After getting nowhere for months, Logan is now working with City Councilor Quinton Zondervan to introduce a new program, giving dog owners an affordable option to buy liability insurance. and possibly making it a universal requirement when licensing their pets.
"Think about a car accident, cars bump into each other, we exchange insurance information. and take care of the problem," Zondervan said.
However, Kara Holmquist with the Massachusetts Society for the Prevention of Cruelty to Animals says this could lead to some unintended consequences.
"We unfortunately could get owners who don’t license and sort of go underground if it becomes a requirement," Holmquist said.
To better understand the issue, NBC10 Boston asked the city how frequently these attacks on other dogs or people occur. After weeks of waiting, NBC10 Boston received an email saying Cambridge keeps track but is not required by law to release a list of all the incidents.
NBC10 Boston asked other cities like Boston and Brockton for this same information and received it within days.
"I don’t think this is a huge problem in the city right now," Cambridge Mayor Marc McGovern said.
McGovern referred NBC10 Boston back to the city solicitor's office and declined to answer other questions about why this information is not being made public.
Escalating the tension, Logan says a brick was thrown through his car window.
"It said something along the lines of 'if she dies, you die,'" Logan said.

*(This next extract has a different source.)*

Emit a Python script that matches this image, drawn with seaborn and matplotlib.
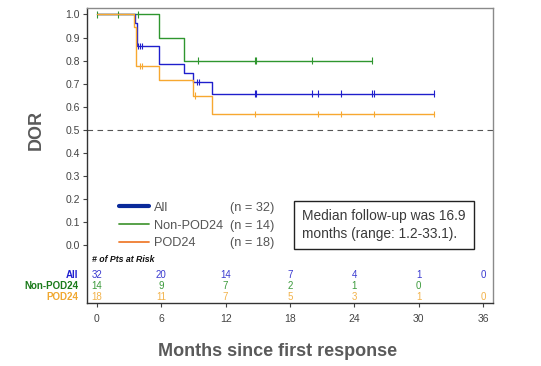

He has no idea who’s behind this but believes it’s retaliation for speaking to authorities, and a reference to the female pit-bull, potentially being put down by animal control when the investigation is over.
"There were threats on my life," Logan said.
At this point, Logan says dog rules and protections for owners in Cambridge are all bark without any bite. But after this ordeal, he’s hoping city leaders will add more teeth to the laws.